Will: Government's Only 'Broken' When Left Can't Enact Its Agenda
George Will said Sunday that people only talk about the government being broken when the Left is having trouble enacting its agenda.
During the Roundtable segment on ABC's "This Week," "Nightline" host Terry Moran brought up the recent announcement by Sen. Evan Bayh (D-Ind.) that he would not seek reelection in November because "Congress is not operating as it should."
When the baton was tossed to him, Will said, "[W]ith metronomic regularity, we go through these moments in Washington where we complain about the government being broken. These moments have one thing in common: The Left is having trouble enacting its agenda."

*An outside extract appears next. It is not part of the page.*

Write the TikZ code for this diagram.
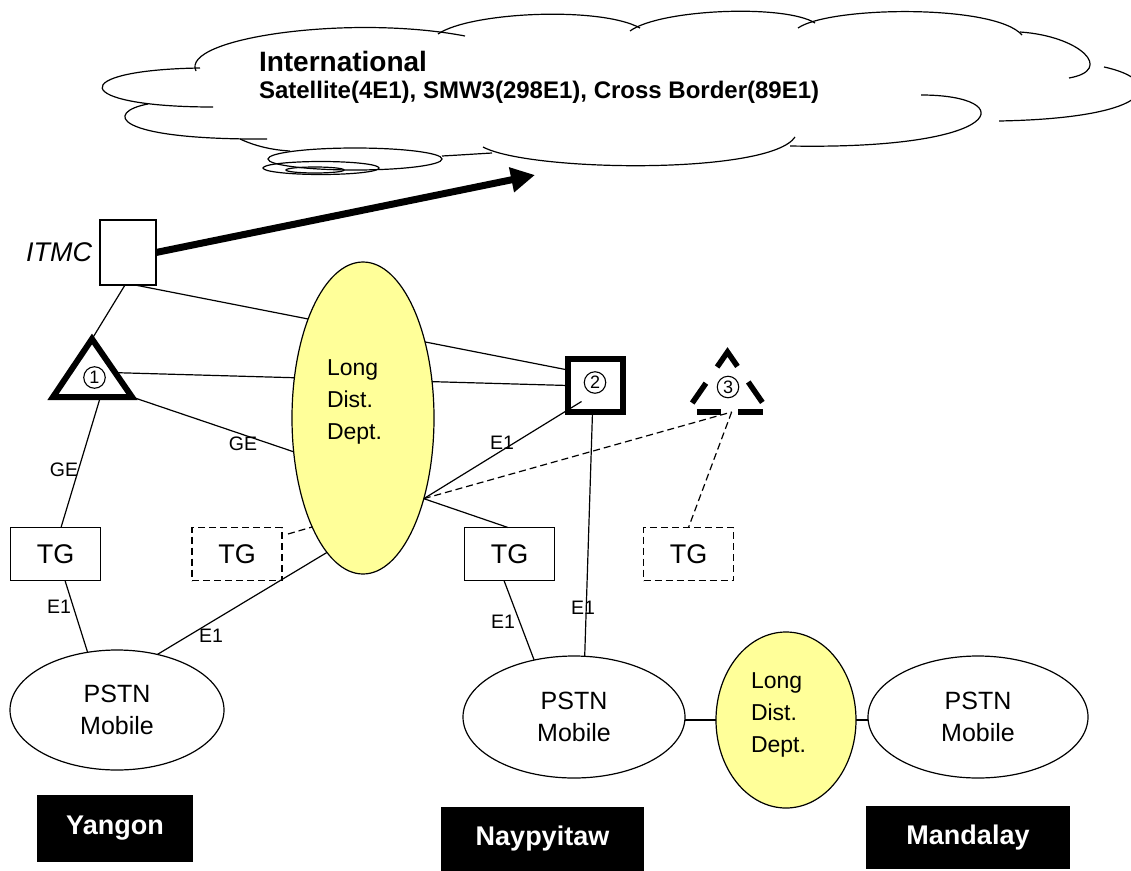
\documentclass[tikz,border=0pt]{standalone}
\usepackage{fontspec}
\setmainfont{Liberation Sans}
\usetikzlibrary{shapes.geometric,arrows.meta,calc,backgrounds}
\definecolor{lddyellow}{RGB}{255,255,153}
\begin{document}
\begin{tikzpicture}[x=1pt,y=-1pt,
  every node/.style={inner sep=0pt,outer sep=0pt},
  wire/.style={line width=1.2pt},
  dwire/.style={line width=1.2pt,dash pattern=on 7pt off 4pt},
  cloudline/.style={line width=1.2pt},
  tgbox/.style={draw,line width=1.2pt,minimum width=90pt,minimum height=53pt,font=\fontsize{27}{32}\selectfont},
  tgdash/.style={tgbox,dash pattern=on 7pt off 4pt},
  oval/.style={ellipse,draw,line width=1.2pt,fill=white,align=center,font=\fontsize{25}{32}\selectfont},
  lddoval/.style={ellipse,draw,line width=1.2pt,fill=lddyellow},
  lddtext/.style={align=left,anchor=north west,font=\fontsize{23}{32}\selectfont},
  city/.style={fill=black,text=white,font=\bfseries\fontsize{27}{32}\selectfont},
  linklabel/.style={font=\fontsize{19.5}{22}\selectfont},
  circnum/.style={circle,draw,line width=1.1pt,minimum size=21.5pt,font=\fontsize{18}{20}\selectfont},
  tri3/.style={line width=5.5pt,line join=miter},
]
\useasboundingbox (0,0) rectangle (1131,870);

% ---- international cloud ----
\draw[cloudline] (213,107) .. controls (70,107) and (65,70) .. (200,68);
\draw[cloudline] (196,71) .. controls (180,38) and (350,14) .. (465,36);
\draw[cloudline] (438,34) .. controls (470,12) and (600,6) .. (640,28);
\draw[cloudline] (630,31) .. controls (660,9) and (785,4) .. (815,23);
\draw[cloudline] (798,28) .. controls (830,6) and (995,4) .. (1022,35);
\draw[cloudline] (1020,32) .. controls (1080,36) and (1115,70) .. (1069,78);
\draw[cloudline] (1104,67) .. controls (1165,80) and (1160,118) .. (999,121);
\draw[cloudline] (921,95) .. controls (1020,95) and (1010,150) .. (790,146);
\draw[cloudline] (795,137) .. controls (770,175) and (530,172) .. (483,147);
\draw[cloudline] (442,156) .. controls (460,155) and (475,154) .. (492,153);
\draw[cloudline] (148,104) .. controls (105,112) and (110,140) .. (267,139);
\draw[cloudline] (240,139) .. controls (255,146) and (272,150) .. (290,151);
\draw[cloudline] (355,159) ellipse [x radius=87pt,y radius=11pt];
\draw[cloudline] (321,168) ellipse [x radius=58pt,y radius=6.5pt];
\draw[cloudline] (315,170) ellipse [x radius=29pt,y radius=3pt];
\node[font=\bfseries\fontsize{28}{32}\selectfont,anchor=west] (intl) at (259,61) {International};
\node[font=\bfseries\fontsize{24}{28}\selectfont,anchor=west] (links) at (259,92) {Satellite(4E1), SMW3(298E1), Cross Border(89E1)};
\coordinate (cloudtip) at (535,175);

% ---- gateway and switches ----
\node[draw,line width=1.2pt,minimum width=56pt,minimum height=65pt] (itmc) at (128,252.5) {};
\node[font=\itshape\fontsize{27}{30}\selectfont,anchor=east] (itmclabel) at (92,252) {ITMC};
\draw[line width=7pt,-{Triangle[length=24pt,width=24pt]}] (itmc.east) -- (cloudtip);

\coordinate (t1a) at (92,339);
\coordinate (t1l) at (53,397);
\coordinate (t1r) at (132,397);
\draw[line width=6pt,line join=miter] (t1a) -- (t1r) -- (t1l) -- cycle;
\node[circnum] (n1) at (94.5,377.5) {1};

\node[draw,line width=5.5pt,minimum width=55pt,minimum height=53pt] (sw2) at (595.5,385.5) {};
\node[circnum] (n2) at (595,382.5) {2};

\coordinate (a3) at (727.5,352);
\coordinate (l3) at (686,412);
\coordinate (r3) at (769,412);
\draw[tri3] ($(a3)!0.25!(l3)$) -- (a3) -- ($(a3)!0.24!(r3)$);
\draw[tri3] ($(a3)!0.5!(r3)$) -- ($(a3)!0.84!(r3)$);
\draw[tri3] ($(a3)!0.52!(l3)$) -- ($(a3)!0.85!(l3)$);
\draw[tri3] ($(l3)!0.13!(r3)$) -- ($(l3)!0.42!(r3)$);
\draw[tri3] ($(l3)!0.63!(r3)$) -- ($(l3)!0.93!(r3)$);
\node[circnum] (n3) at (728,387) {3};

% ---- long distance departments ----
\node[lddoval,minimum width=142pt,minimum height=312pt] (ldd1) at (363,418) {};
\node[lddtext] (ldd1t) at (327,360) {Long\\Dist.\\Dept.};
\node[lddoval,minimum width=140pt,minimum height=176pt] (ldd2) at (786,720) {};
\node[lddtext] (ldd2t) at (751,673) {Long\\Dist.\\Dept.};

% ---- trunk gateways ----
\node[tgbox] (tg1) at (55.5,554) {TG};
\node[tgdash] (tg2) at (237,554) {TG};
\node[tgbox] (tg3) at (509.5,554) {TG};
\node[tgdash] (tg4) at (688.5,554) {TG};

% ---- local networks ----
\node[oval,minimum width=214pt,minimum height=120pt] (pstn1) at (117,710) {PSTN\\Mobile};
\node[oval,minimum width=222pt,minimum height=122pt] (pstn2) at (574,717) {PSTN\\Mobile};
\node[oval,minimum width=220pt,minimum height=122pt] (pstn3) at (978,717) {PSTN\\Mobile};

% ---- city captions ----
\node[city,minimum width=156pt,minimum height=67pt] (yangon) at (115,828.5) {Yangon};
\node[city,minimum width=203pt,minimum height=64pt] (nay) at (542.5,839) {Naypyitaw};
\node[city,minimum width=204pt,minimum height=63pt] (mdy) at (968,837.5) {Mandalay};

% ---- link labels ----
\node[linklabel] (ge1) at (64,470) {GE};
\node[linklabel] (ge2) at (243,444) {GE};
\node[linklabel] (e1a) at (59,607) {E1};
\node[linklabel] (e1b) at (211,636) {E1};
\node[linklabel] (e1c) at (502,443) {E1};
\node[linklabel] (e1d) at (503,622) {E1};
\node[linklabel] (e1e) at (583,608) {E1};

% ---- links ----
\begin{scope}[on background layer]
\fill[white] (0,0) rectangle (1131,870);
\draw[wire] ([xshift=-3pt]itmc.south) -- (t1a);
\draw[wire] ([xshift=7pt]itmc.south) -- ([yshift=15.5pt]sw2.west);
\draw[wire] ($(t1a)!0.58!(t1r)$) -- (sw2.west);
\draw[wire] (t1r) -- (ldd1.206.9);
\draw[wire] ($(t1l)!0.6!(t1r)$) -- ([xshift=5.5pt]tg1.north);
\draw[wire] ([xshift=9.5pt]tg1.south) -- (pstn1.117);
\draw[dwire] ([xshift=6pt,yshift=20pt]tg2.east) -- (ldd1.245.4);
\draw[wire] (pstn1.54.5) -- (ldd1.255.07);
\draw[wire] (ldd1.307.7) -- ([xshift=-14pt,yshift=-16pt]sw2.center);
\draw[dwire] (ldd1.307.7) -- ($(l3)!0.55!(r3)$);
\draw[wire] (ldd1.307.7) -- ([xshift=-1.5pt]tg3.north);
\draw[dwire] ($(l3)!0.55!(r3)$) -- (tg4.north);
\draw[wire] ([xshift=-3pt]sw2.south) -- (pstn2.80.7);
\draw[wire] ([xshift=-5.5pt]tg3.south) -- (pstn2.125.3);
\draw[wire] (pstn2.east |- ldd2.west) -- (ldd2.west);
\draw[wire] (ldd2.east) -- (pstn3.west |- ldd2.east);
\end{scope}
\end{tikzpicture}
\end{document}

Will followed by noting, "No one when George W. Bush had trouble reforming Social Security said, 'Oh, that's terrible - the government's broken'" (video embedded below the fold with transcript and commentary):
TERRY MORAN, HOST: There's a sense that something is broken in Washington summed up this week by Senator Evan Bayh (D-Ind.) who announced his retirement. I think it's fair to say he's leaving in disgust. Here's what he had to say.
SENATOR EVAN BAYH, (D-IND.): I have had a growing conviction that Congress is not operating as it should. There is much too much partisanship, and not enough progress. Too much narrow ideology, and not enough practical problem solving. Even at a time of enormous national challenge, the people's business is not getting done.MORAN: Is he right, George?
GEORGE WILL: Well, it's hard to take a lecture on bipartisanship from a man who voted against the confirmation of Chief Justice Roberts, the confirmation of Justice Alito, the confirmation of Attorney General Ashcroft, the confirmation of Condoleezza Rice as Secretary of State. Far from being a rebel against his Party's lockstep movement, Mr. Bayh voted for the Detroit bailout, for the stimulus, for the public option in the healthcare bill. I don't know quite what his complaint is, but, Terry, with metronomic regularity, we go through these moments in Washington where we complain about the government being broken. These moments have one thing in common: The Left is having trouble enacting its agenda. No one when George W. Bush had trouble reforming Social Security said, "Oh, that's terrible - the government's broken."
Will was spot on in a couple of matters. First, as it pertained to Bayh, he has been routinely depicted by media as being a "moderate" Democrat.
As Will pointed out, his voting pattern and behavior of late by no means support this "moderate" image disseminated by the press.
Beyond this, for months as the President and the Democrats have had difficulties passing healthcare and cap and trade legislation, the Republicans have been depicted by media members as being the obstructionist "Party of No."
Yet, as Will pointed out, when the Democrats stopped George W. Bush from enacting Social Security reform in 2005, the same press saw this as good governance.
As such, when Will stated that all this talk about government being broken must mean the Left is having a hard time enacting its agenda, he was 100 percent correct.
*****Update: Glenn Reynolds predicted this months ago.